Material provided
==========

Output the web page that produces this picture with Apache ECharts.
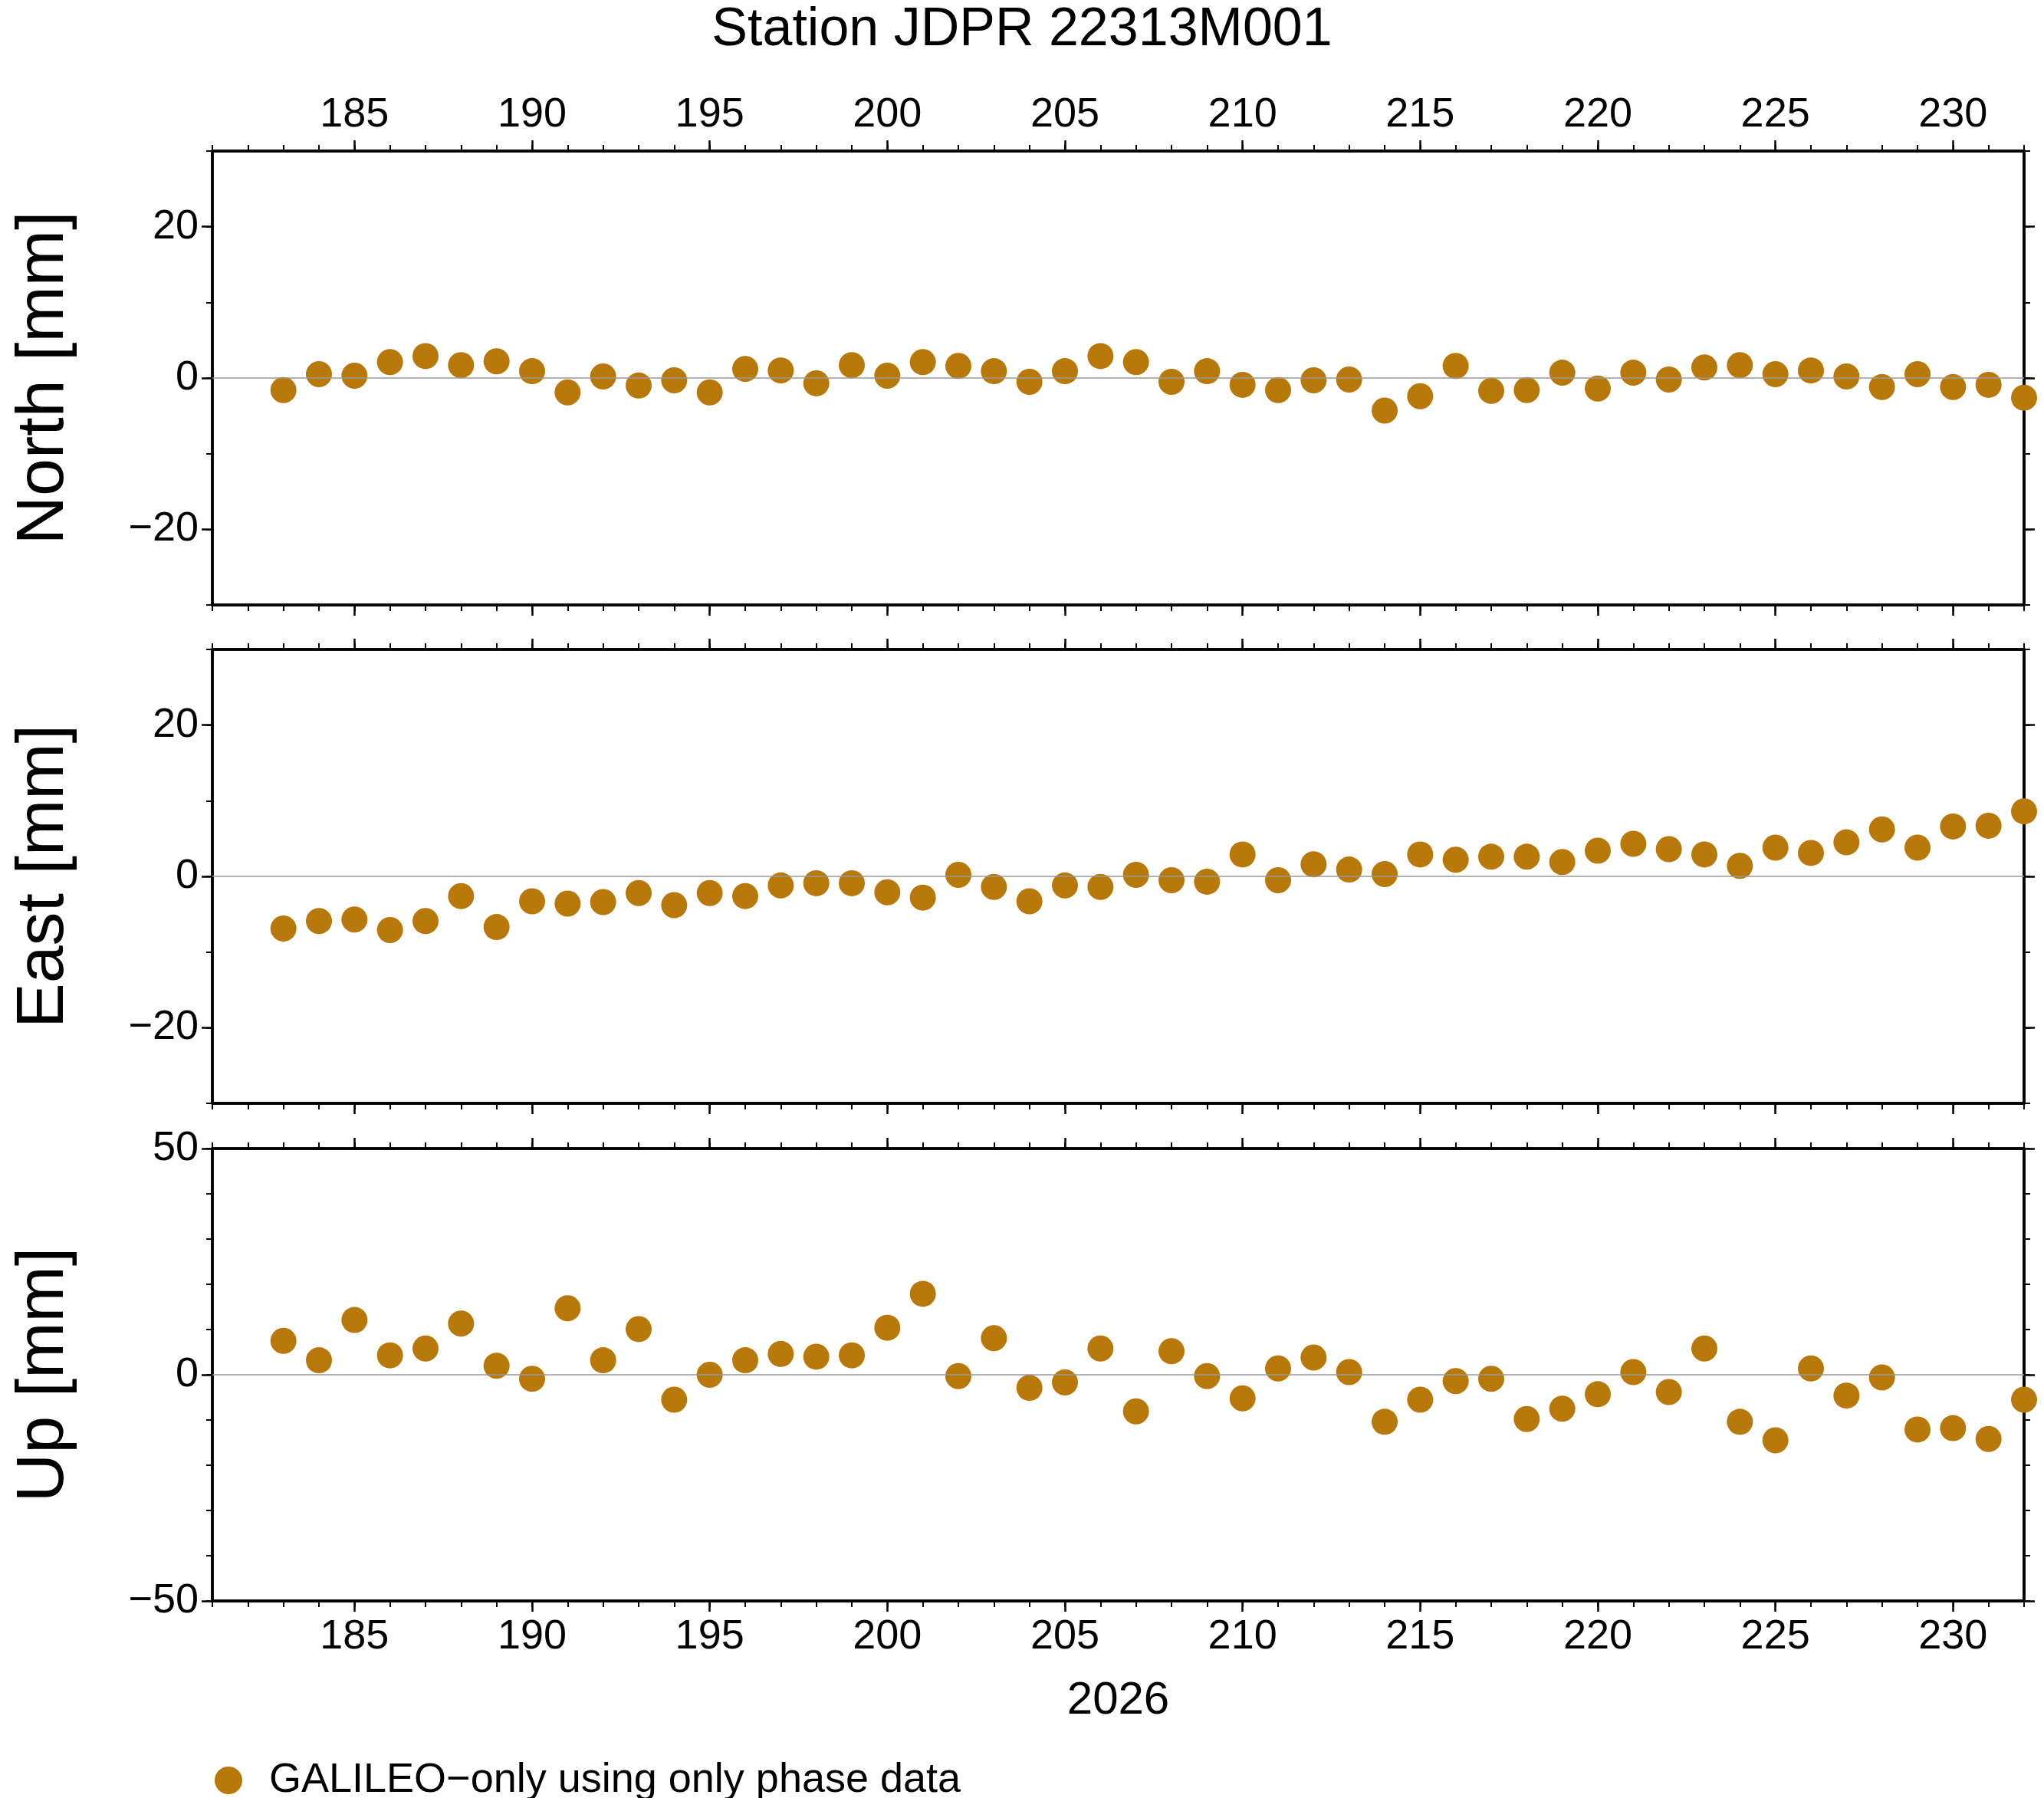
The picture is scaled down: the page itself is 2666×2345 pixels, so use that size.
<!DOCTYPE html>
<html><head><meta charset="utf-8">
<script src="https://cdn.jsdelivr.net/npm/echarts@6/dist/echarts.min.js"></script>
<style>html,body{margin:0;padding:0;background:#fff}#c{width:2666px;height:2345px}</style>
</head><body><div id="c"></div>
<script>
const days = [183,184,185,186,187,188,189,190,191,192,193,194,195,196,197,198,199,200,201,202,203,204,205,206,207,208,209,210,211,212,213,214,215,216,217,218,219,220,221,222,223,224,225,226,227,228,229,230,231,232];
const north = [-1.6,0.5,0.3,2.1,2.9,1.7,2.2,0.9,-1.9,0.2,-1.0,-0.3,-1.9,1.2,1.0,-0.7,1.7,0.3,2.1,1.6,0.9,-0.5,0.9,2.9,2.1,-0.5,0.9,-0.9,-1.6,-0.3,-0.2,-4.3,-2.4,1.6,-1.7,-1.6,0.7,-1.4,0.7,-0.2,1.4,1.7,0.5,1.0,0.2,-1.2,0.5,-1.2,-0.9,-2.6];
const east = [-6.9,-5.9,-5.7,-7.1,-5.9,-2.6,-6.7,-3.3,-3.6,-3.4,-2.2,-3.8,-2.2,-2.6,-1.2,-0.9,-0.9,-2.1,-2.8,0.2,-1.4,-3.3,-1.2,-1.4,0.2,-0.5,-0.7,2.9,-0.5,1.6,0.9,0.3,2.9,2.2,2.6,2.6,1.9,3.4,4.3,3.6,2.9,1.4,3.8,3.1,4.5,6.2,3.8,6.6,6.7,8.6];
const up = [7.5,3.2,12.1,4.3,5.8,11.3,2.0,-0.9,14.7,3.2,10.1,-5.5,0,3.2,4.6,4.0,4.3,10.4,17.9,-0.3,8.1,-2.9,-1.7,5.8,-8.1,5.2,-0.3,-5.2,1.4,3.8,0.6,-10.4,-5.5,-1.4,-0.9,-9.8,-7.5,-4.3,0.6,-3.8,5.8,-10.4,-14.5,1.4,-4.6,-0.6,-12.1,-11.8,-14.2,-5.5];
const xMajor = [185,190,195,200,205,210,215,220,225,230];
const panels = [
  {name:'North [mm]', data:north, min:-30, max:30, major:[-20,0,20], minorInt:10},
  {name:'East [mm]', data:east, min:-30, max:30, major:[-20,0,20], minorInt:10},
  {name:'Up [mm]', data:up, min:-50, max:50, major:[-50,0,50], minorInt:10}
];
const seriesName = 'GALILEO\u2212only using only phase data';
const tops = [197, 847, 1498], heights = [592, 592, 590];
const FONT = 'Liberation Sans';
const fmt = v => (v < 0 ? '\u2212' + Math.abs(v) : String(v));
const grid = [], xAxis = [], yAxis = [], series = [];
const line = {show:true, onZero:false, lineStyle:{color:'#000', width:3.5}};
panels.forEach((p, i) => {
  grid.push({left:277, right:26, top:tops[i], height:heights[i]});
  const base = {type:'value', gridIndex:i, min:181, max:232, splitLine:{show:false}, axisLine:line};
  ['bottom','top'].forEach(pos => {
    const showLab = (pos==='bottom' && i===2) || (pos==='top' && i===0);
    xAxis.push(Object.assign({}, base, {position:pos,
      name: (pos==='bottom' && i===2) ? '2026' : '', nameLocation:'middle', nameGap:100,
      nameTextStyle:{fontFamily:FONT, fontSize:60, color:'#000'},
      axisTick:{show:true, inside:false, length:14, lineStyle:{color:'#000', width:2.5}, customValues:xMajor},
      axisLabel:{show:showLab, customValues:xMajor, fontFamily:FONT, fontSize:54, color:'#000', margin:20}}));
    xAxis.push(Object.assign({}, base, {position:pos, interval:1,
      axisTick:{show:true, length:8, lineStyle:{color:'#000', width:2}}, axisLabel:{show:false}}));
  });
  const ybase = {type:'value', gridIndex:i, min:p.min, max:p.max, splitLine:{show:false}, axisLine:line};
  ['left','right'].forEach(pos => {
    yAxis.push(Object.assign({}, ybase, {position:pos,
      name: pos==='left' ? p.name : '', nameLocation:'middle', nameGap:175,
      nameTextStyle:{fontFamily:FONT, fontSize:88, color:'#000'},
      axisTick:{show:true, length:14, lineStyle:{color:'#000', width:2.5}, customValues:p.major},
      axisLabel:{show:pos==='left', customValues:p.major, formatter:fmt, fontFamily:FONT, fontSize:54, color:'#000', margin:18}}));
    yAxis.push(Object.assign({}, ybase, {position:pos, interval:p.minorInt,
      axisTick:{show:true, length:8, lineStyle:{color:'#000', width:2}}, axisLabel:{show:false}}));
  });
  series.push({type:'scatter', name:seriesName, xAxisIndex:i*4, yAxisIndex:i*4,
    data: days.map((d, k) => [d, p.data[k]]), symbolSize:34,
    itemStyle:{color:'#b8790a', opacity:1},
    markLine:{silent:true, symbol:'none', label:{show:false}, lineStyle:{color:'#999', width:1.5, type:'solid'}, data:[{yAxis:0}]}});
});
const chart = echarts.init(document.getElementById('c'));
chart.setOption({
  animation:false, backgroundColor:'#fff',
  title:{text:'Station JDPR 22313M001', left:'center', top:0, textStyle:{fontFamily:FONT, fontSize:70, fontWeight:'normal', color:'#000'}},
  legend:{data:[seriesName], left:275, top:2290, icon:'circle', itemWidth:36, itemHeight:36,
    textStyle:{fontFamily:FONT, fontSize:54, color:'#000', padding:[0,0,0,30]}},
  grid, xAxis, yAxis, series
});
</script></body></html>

==========

Goal
Copy out all of the data word for word. Do not carry over any picture.

Worked answer
Output the web page that produces this picture with Apache ECharts.
The picture is scaled down: the page itself is 2666×2345 pixels, so use that size.
<!DOCTYPE html>
<html><head><meta charset="utf-8">
<script src="https://cdn.jsdelivr.net/npm/echarts@6/dist/echarts.min.js"></script>
<style>html,body{margin:0;padding:0;background:#fff}#c{width:2666px;height:2345px}</style>
</head><body><div id="c"></div>
<script>
const days = [183,184,185,186,187,188,189,190,191,192,193,194,195,196,197,198,199,200,201,202,203,204,205,206,207,208,209,210,211,212,213,214,215,216,217,218,219,220,221,222,223,224,225,226,227,228,229,230,231,232];
const north = [-1.6,0.5,0.3,2.1,2.9,1.7,2.2,0.9,-1.9,0.2,-1.0,-0.3,-1.9,1.2,1.0,-0.7,1.7,0.3,2.1,1.6,0.9,-0.5,0.9,2.9,2.1,-0.5,0.9,-0.9,-1.6,-0.3,-0.2,-4.3,-2.4,1.6,-1.7,-1.6,0.7,-1.4,0.7,-0.2,1.4,1.7,0.5,1.0,0.2,-1.2,0.5,-1.2,-0.9,-2.6];
const east = [-6.9,-5.9,-5.7,-7.1,-5.9,-2.6,-6.7,-3.3,-3.6,-3.4,-2.2,-3.8,-2.2,-2.6,-1.2,-0.9,-0.9,-2.1,-2.8,0.2,-1.4,-3.3,-1.2,-1.4,0.2,-0.5,-0.7,2.9,-0.5,1.6,0.9,0.3,2.9,2.2,2.6,2.6,1.9,3.4,4.3,3.6,2.9,1.4,3.8,3.1,4.5,6.2,3.8,6.6,6.7,8.6];
const up = [7.5,3.2,12.1,4.3,5.8,11.3,2.0,-0.9,14.7,3.2,10.1,-5.5,0,3.2,4.6,4.0,4.3,10.4,17.9,-0.3,8.1,-2.9,-1.7,5.8,-8.1,5.2,-0.3,-5.2,1.4,3.8,0.6,-10.4,-5.5,-1.4,-0.9,-9.8,-7.5,-4.3,0.6,-3.8,5.8,-10.4,-14.5,1.4,-4.6,-0.6,-12.1,-11.8,-14.2,-5.5];
const xMajor = [185,190,195,200,205,210,215,220,225,230];
const panels = [
  {name:'North [mm]', data:north, min:-30, max:30, major:[-20,0,20], minorInt:10},
  {name:'East [mm]', data:east, min:-30, max:30, major:[-20,0,20], minorInt:10},
  {name:'Up [mm]', data:up, min:-50, max:50, major:[-50,0,50], minorInt:10}
];
const seriesName = 'GALILEO\u2212only using only phase data';
const tops = [197, 847, 1498], heights = [592, 592, 590];
const FONT = 'Liberation Sans';
const fmt = v => (v < 0 ? '\u2212' + Math.abs(v) : String(v));
const grid = [], xAxis = [], yAxis = [], series = [];
const line = {show:true, onZero:false, lineStyle:{color:'#000', width:3.5}};
panels.forEach((p, i) => {
  grid.push({left:277, right:26, top:tops[i], height:heights[i]});
  const base = {type:'value', gridIndex:i, min:181, max:232, splitLine:{show:false}, axisLine:line};
  ['bottom','top'].forEach(pos => {
    const showLab = (pos==='bottom' && i===2) || (pos==='top' && i===0);
    xAxis.push(Object.assign({}, base, {position:pos,
      name: (pos==='bottom' && i===2) ? '2026' : '', nameLocation:'middle', nameGap:100,
      nameTextStyle:{fontFamily:FONT, fontSize:60, color:'#000'},
      axisTick:{show:true, inside:false, length:14, lineStyle:{color:'#000', width:2.5}, customValues:xMajor},
      axisLabel:{show:showLab, customValues:xMajor, fontFamily:FONT, fontSize:54, color:'#000', margin:20}}));
    xAxis.push(Object.assign({}, base, {position:pos, interval:1,
      axisTick:{show:true, length:8, lineStyle:{color:'#000', width:2}}, axisLabel:{show:false}}));
  });
  const ybase = {type:'value', gridIndex:i, min:p.min, max:p.max, splitLine:{show:false}, axisLine:line};
  ['left','right'].forEach(pos => {
    yAxis.push(Object.assign({}, ybase, {position:pos,
      name: pos==='left' ? p.name : '', nameLocation:'middle', nameGap:175,
      nameTextStyle:{fontFamily:FONT, fontSize:88, color:'#000'},
      axisTick:{show:true, length:14, lineStyle:{color:'#000', width:2.5}, customValues:p.major},
      axisLabel:{show:pos==='left', customValues:p.major, formatter:fmt, fontFamily:FONT, fontSize:54, color:'#000', margin:18}}));
    yAxis.push(Object.assign({}, ybase, {position:pos, interval:p.minorInt,
      axisTick:{show:true, length:8, lineStyle:{color:'#000', width:2}}, axisLabel:{show:false}}));
  });
  series.push({type:'scatter', name:seriesName, xAxisIndex:i*4, yAxisIndex:i*4,
    data: days.map((d, k) => [d, p.data[k]]), symbolSize:34,
    itemStyle:{color:'#b8790a', opacity:1},
    markLine:{silent:true, symbol:'none', label:{show:false}, lineStyle:{color:'#999', width:1.5, type:'solid'}, data:[{yAxis:0}]}});
});
const chart = echarts.init(document.getElementById('c'));
chart.setOption({
  animation:false, backgroundColor:'#fff',
  title:{text:'Station JDPR 22313M001', left:'center', top:0, textStyle:{fontFamily:FONT, fontSize:70, fontWeight:'normal', color:'#000'}},
  legend:{data:[seriesName], left:275, top:2290, icon:'circle', itemWidth:36, itemHeight:36,
    textStyle:{fontFamily:FONT, fontSize:54, color:'#000', padding:[0,0,0,30]}},
  grid, xAxis, yAxis, series
});
</script></body></html>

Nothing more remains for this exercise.